* **To do**
Some lines of these records may hold the word "this"; state how many, using only the number.
======== Entries ========
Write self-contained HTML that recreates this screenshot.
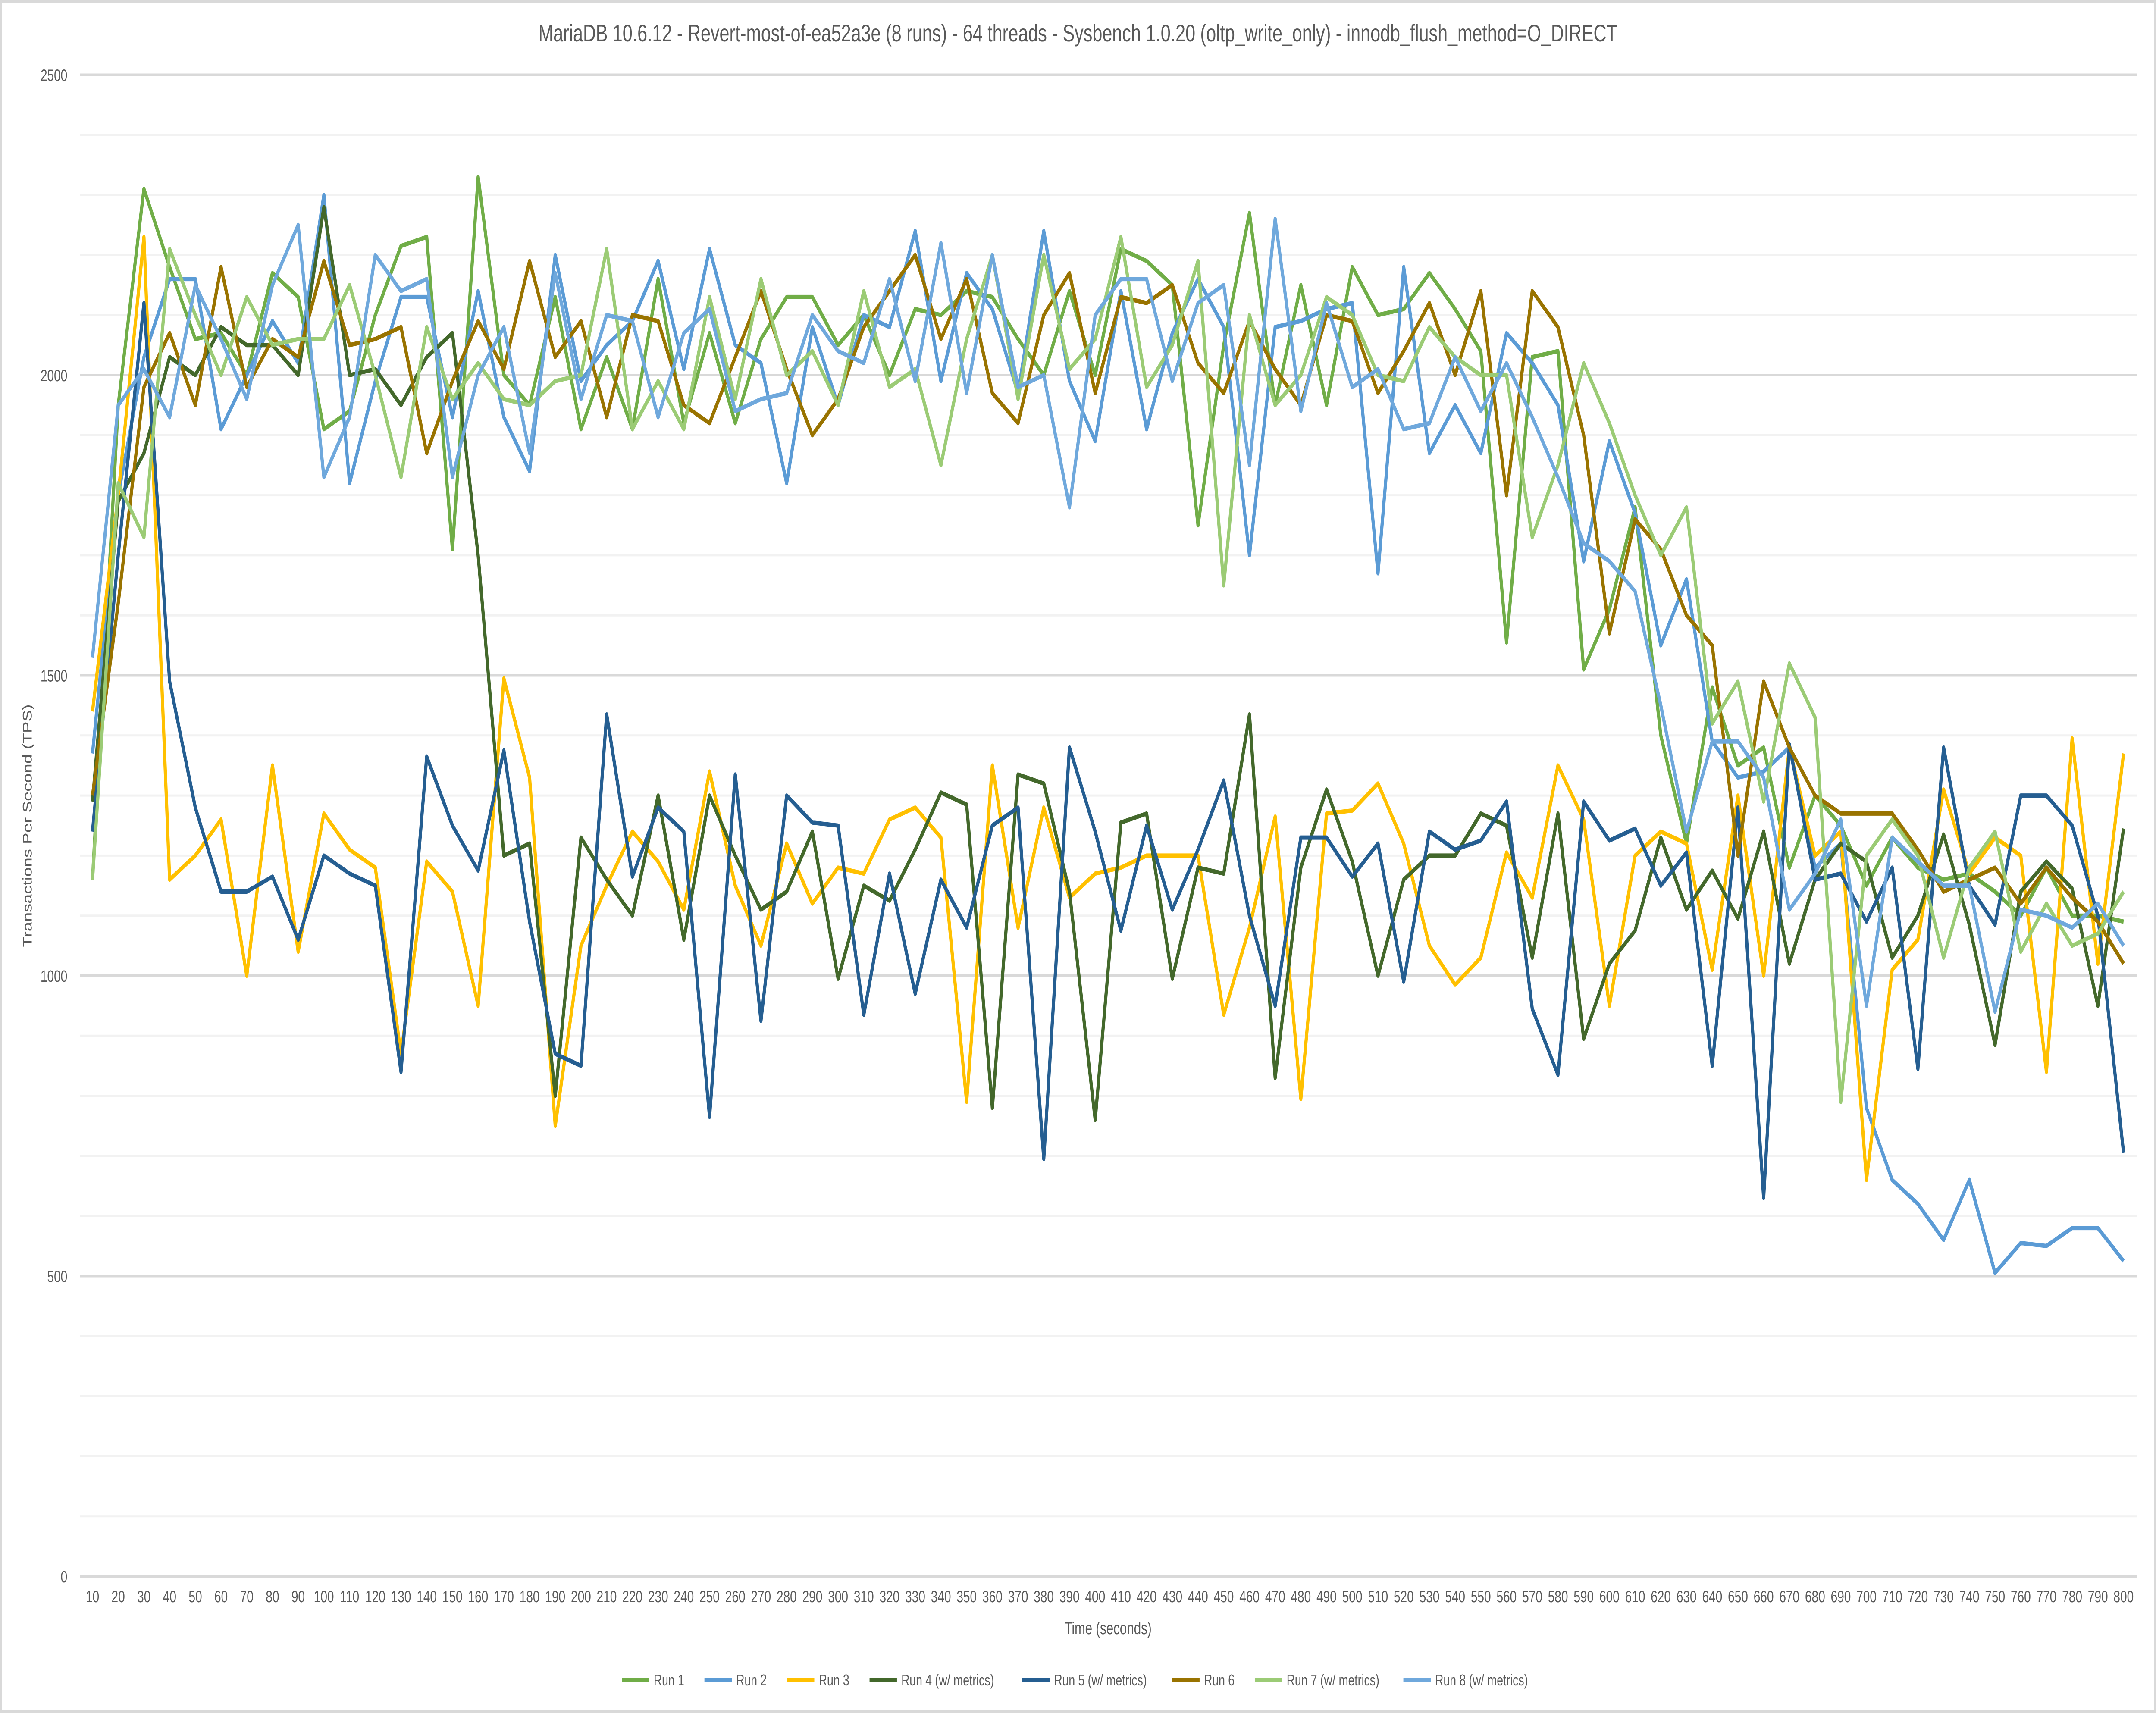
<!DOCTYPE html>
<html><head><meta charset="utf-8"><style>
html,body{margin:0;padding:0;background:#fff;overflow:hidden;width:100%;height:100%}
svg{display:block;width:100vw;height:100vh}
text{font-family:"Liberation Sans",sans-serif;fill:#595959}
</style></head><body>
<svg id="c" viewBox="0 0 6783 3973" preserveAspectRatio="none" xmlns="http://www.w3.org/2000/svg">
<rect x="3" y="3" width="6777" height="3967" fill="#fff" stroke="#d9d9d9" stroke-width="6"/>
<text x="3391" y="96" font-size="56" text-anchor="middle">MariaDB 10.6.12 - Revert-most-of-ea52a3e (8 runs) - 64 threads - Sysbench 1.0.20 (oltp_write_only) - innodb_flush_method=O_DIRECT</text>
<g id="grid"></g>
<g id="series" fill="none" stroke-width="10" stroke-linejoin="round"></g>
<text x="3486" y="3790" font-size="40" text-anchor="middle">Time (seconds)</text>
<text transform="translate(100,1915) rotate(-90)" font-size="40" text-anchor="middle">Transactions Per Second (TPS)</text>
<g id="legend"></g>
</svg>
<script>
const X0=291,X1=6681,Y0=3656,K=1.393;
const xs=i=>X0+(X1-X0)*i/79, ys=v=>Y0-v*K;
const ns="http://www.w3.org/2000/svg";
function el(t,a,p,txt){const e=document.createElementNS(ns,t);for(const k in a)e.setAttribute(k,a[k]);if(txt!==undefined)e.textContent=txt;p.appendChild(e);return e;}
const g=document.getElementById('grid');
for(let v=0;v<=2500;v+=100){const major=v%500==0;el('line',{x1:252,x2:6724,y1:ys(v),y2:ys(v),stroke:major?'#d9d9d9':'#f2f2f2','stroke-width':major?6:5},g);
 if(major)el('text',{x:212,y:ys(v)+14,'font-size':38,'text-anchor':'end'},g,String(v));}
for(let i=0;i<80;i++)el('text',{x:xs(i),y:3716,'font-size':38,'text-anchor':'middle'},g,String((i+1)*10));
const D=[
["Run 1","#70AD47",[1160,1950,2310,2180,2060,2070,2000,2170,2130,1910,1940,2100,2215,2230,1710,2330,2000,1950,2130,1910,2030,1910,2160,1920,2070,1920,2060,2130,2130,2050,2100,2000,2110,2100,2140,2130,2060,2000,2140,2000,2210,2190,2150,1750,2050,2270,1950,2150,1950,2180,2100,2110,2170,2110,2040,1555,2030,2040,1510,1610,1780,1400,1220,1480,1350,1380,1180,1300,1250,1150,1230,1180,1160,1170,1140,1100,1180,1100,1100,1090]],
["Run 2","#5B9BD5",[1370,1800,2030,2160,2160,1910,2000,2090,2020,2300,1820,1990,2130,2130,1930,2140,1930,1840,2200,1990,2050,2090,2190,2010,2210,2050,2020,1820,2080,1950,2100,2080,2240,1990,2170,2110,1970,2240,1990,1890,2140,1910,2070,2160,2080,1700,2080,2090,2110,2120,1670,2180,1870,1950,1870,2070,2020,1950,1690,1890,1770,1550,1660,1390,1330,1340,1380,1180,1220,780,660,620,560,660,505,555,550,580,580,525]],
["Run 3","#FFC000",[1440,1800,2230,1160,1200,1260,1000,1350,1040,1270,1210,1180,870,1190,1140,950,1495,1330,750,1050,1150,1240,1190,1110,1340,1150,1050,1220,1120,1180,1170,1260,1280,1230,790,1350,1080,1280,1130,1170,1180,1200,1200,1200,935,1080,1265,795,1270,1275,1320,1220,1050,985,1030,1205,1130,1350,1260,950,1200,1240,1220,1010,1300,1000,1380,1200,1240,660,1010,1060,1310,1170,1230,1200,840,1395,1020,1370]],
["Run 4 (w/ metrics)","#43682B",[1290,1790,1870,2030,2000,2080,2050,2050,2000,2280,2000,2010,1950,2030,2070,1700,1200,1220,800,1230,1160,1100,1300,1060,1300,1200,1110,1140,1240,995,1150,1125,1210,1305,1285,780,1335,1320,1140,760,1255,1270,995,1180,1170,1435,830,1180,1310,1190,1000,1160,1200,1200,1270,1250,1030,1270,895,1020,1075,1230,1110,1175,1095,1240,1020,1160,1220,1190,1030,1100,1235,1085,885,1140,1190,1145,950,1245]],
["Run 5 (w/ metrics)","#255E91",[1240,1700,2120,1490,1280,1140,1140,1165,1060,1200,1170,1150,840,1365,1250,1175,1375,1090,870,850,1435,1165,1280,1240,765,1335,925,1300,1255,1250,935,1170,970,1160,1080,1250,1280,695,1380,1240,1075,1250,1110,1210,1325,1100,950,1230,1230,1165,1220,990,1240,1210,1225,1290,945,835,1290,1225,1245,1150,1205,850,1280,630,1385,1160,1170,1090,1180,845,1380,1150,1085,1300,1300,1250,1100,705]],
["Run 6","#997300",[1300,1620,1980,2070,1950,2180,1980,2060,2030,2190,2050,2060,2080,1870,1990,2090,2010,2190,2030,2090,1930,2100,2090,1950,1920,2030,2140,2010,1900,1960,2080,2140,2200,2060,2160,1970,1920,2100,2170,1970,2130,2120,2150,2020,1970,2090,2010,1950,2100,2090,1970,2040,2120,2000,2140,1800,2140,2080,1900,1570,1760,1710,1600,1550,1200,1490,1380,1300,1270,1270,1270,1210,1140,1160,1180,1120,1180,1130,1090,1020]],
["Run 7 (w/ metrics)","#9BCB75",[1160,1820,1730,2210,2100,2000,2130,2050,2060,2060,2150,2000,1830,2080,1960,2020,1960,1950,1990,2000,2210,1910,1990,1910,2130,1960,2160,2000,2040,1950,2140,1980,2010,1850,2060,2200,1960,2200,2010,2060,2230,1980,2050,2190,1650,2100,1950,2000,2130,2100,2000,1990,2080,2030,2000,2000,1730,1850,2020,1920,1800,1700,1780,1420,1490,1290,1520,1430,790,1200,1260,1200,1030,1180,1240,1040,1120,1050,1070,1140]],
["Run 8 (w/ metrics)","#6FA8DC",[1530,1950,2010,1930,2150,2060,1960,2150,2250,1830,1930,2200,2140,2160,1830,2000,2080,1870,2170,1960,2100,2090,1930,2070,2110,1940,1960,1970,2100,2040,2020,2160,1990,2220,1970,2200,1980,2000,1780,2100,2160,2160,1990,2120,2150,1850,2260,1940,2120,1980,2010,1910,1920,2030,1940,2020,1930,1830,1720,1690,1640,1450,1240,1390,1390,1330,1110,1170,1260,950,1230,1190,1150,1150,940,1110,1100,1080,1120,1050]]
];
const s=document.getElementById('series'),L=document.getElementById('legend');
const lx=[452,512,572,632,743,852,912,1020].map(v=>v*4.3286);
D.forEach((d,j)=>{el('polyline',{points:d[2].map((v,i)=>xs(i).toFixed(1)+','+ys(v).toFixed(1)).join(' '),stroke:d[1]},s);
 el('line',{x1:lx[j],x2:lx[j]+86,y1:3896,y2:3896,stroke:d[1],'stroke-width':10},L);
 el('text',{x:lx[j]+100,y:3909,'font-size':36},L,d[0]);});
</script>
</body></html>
========
======== Entries ========
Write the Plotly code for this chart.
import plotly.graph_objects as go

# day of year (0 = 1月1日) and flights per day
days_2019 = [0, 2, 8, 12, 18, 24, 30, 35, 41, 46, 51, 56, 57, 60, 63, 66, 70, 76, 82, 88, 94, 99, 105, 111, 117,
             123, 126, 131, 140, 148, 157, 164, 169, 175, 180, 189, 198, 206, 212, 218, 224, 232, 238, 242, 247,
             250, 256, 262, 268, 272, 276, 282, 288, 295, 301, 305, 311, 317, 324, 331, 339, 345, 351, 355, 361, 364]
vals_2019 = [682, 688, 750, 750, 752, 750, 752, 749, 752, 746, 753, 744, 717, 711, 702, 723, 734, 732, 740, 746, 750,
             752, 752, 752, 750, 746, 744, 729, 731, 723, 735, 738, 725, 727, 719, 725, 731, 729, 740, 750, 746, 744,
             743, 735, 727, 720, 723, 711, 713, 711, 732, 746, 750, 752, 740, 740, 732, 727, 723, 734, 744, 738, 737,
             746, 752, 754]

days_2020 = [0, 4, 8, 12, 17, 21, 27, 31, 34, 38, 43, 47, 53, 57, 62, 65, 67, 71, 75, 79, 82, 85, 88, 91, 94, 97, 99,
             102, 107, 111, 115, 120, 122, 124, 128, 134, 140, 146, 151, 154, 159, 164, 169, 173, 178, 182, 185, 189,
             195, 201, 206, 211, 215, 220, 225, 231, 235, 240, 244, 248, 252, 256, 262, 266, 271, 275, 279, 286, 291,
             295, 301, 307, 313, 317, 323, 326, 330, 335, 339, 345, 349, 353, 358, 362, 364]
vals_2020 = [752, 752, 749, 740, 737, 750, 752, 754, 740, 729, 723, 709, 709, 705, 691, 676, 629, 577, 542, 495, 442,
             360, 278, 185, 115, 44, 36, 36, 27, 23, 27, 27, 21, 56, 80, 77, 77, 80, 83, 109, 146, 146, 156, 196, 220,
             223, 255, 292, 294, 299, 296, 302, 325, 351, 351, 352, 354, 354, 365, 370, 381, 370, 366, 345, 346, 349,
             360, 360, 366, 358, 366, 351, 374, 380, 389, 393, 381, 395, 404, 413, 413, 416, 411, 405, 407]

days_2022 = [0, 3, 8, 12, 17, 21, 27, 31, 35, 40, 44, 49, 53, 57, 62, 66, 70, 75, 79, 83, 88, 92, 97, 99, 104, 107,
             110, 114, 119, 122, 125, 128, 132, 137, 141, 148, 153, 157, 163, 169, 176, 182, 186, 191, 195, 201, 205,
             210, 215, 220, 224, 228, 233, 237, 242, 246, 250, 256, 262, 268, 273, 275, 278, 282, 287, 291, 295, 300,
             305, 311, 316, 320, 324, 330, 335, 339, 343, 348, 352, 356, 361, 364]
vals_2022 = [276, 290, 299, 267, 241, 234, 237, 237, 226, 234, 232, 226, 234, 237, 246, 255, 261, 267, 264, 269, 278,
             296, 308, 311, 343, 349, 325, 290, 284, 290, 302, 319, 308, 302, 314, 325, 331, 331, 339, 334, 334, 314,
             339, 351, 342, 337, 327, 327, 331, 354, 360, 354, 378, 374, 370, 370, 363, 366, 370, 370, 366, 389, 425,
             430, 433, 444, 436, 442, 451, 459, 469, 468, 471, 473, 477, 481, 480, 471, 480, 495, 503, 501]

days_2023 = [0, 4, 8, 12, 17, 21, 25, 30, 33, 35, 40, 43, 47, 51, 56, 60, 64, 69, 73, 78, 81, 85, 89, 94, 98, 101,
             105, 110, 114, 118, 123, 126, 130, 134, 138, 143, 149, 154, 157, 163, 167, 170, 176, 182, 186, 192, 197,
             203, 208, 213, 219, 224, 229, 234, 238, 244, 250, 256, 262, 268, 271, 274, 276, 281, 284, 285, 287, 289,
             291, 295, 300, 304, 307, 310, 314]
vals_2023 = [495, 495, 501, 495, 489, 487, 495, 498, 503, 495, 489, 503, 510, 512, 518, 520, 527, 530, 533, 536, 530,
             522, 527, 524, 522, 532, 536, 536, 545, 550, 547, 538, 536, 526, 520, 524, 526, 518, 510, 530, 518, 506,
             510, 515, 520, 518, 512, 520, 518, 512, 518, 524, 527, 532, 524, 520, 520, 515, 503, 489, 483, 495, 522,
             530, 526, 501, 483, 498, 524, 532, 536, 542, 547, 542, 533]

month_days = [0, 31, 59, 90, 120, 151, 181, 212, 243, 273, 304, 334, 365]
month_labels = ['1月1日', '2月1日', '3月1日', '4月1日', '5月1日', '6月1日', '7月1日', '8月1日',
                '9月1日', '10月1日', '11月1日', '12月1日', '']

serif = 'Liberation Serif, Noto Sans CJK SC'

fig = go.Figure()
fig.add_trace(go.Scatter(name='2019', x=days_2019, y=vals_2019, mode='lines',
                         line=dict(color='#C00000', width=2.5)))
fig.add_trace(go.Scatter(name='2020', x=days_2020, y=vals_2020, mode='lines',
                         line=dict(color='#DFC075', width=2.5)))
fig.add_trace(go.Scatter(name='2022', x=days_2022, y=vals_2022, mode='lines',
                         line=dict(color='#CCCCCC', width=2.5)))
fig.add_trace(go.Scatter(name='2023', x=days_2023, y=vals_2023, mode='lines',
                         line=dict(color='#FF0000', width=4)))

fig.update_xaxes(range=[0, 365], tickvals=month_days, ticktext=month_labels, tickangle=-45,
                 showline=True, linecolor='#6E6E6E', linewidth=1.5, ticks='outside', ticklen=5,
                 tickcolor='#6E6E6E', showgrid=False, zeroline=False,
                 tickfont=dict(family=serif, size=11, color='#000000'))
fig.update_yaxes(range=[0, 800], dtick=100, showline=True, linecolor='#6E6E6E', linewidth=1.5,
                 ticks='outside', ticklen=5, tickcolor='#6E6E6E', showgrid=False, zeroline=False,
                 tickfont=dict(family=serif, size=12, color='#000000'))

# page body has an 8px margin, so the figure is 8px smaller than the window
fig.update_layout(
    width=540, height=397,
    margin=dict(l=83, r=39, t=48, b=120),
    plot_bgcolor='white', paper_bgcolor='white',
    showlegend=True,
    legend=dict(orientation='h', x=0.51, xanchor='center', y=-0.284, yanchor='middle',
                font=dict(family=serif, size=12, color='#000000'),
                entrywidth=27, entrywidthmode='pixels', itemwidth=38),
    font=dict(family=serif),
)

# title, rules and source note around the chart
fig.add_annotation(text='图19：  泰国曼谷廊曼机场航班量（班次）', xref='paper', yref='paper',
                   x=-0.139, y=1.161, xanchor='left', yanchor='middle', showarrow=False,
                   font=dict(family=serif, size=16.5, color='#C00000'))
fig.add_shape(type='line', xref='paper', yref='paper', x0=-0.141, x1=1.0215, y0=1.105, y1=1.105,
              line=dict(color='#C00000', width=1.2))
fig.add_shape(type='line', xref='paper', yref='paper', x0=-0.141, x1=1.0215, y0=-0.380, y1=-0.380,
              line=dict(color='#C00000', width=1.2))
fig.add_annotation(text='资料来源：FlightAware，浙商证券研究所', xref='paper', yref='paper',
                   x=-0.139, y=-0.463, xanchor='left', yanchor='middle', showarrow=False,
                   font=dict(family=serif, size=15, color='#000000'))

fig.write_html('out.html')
========
* **Task answer**
2